A reminder to myself.


The school is now locked down to dodge Covid-19 but the work of its gardener continues. There are flowers to be admired (the little cowslips have appeared, is there anything lovelier?) vegetables to be planted for the children’s return (or eaten by us if they don’t come back in time) and weeds to be removed. I say weeds but, in fact, my attention is focused almost exclusively on one weed in particular; the heinous Bishop’s weed.

Bishop’s weed is not something smoked by prelates wishing to acquire a patina of peacefulness before their Sunday sermon. It is a pernicious weed that spreads by seed but also, more invasively, through its underground root system. If you remove everything but one tiny piece of the root, back it comes. It is like that woman who is lying dead in the bath one moment and the next has risen with a knife in her hand. Her. Remember? It is the stuff of nightmare.

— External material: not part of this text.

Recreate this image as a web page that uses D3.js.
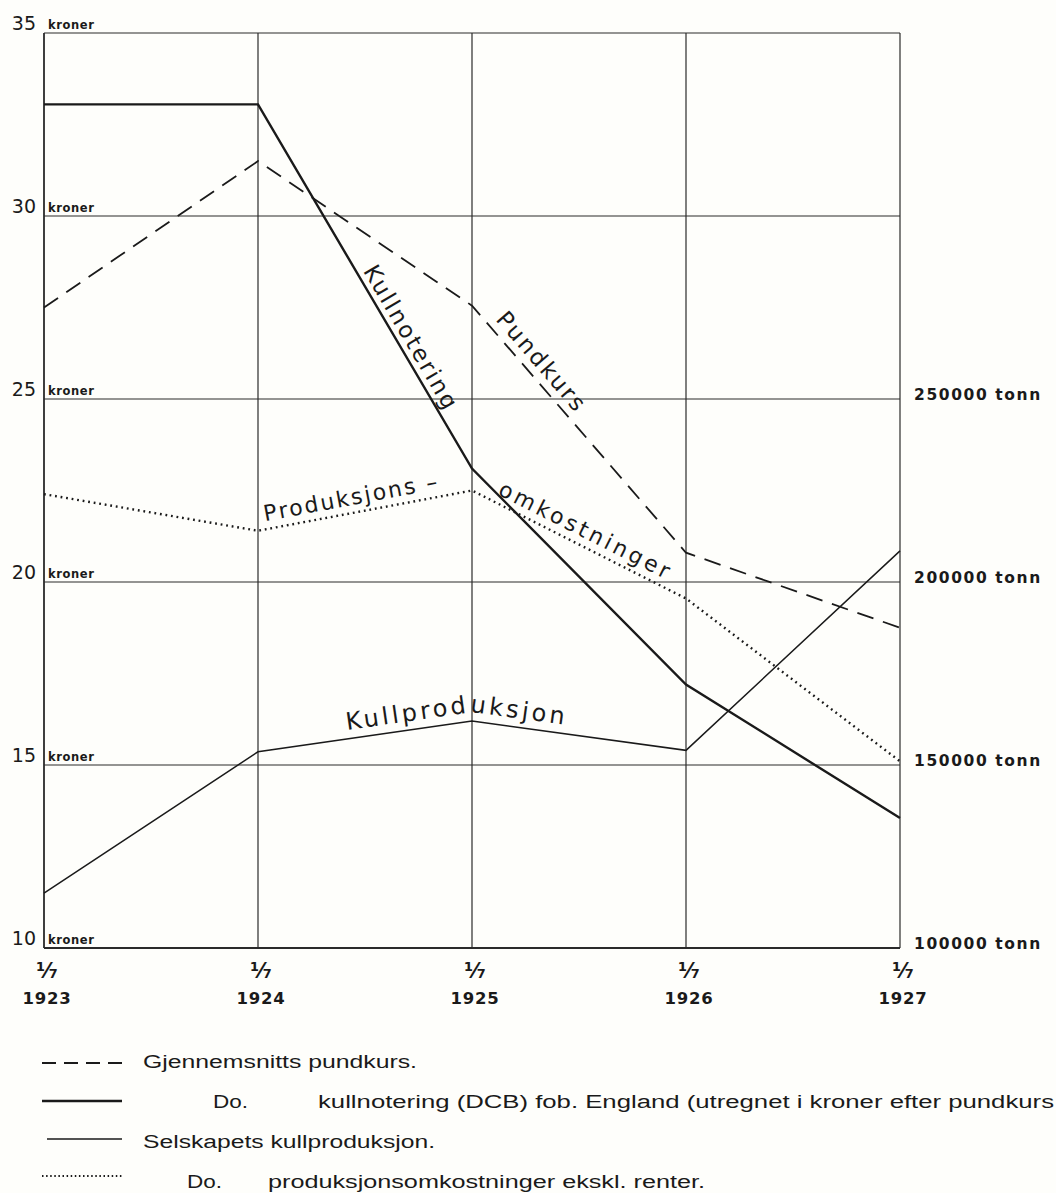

Last autumn, I spent many weeks removing every fragment. I told Jimmy, my neighbour, who also suffers, that I had removed Bishop’s weed completely. He looked at me in his practised way – he is a doctor used to the manifestions of delusion in all its forms – and said nothing. Well, Bishop’s weed is now back, threatening once again to overwhelm our lovely, gentle wild flowers; and my relentless pursuit of it continues.

And yet, and yet, is it right that someone who sits for hours a day in meditation should be so attached to the destruction of a mere plant? Don’t I know that attachment is misery? Don’t I, along with the old Scots poet, William Dunbar, understand that, ‘Our pleasance heir is all vane glory/ This fals warld is bot transitory.’

And if the world, and everything in it, is transitory, (as it is), the conclusion must be – though this was not Dunbar’s – that we should look upon the things outside ourselves with equanimity. The stuff of the world will come and go, do its thing as it will, and be quite beyond our control. The best we can do is a bit of weeding, try to mitigate at the edges – just so long as we don’t come to believe we can change the nature of things as they are.

I understand, or at least the saner part of me understands, that the nature of Bishop’s weed is such that I’ll never remove it. I might reduce it, keep it from overrunning the garden, but it will always be there lurking in some corner. And so it may be also with this coronavirus. To be reduced, perhaps, but not eradicated.

Dunbar’s conclusion from his observation of the world was a fear of death (‘timor mortis conturbat me’) but this is not the logic of the thing. If all about us is vainglorious and transitory – Bishop’s weed and the virus alike – there is no point in ruffling our internal waters by wishing it otherwise.

And such unruffled detachment is definitely something I’ll try to practise as I remorselessly hunt down every last piece of that blot of nature, that skulking weed.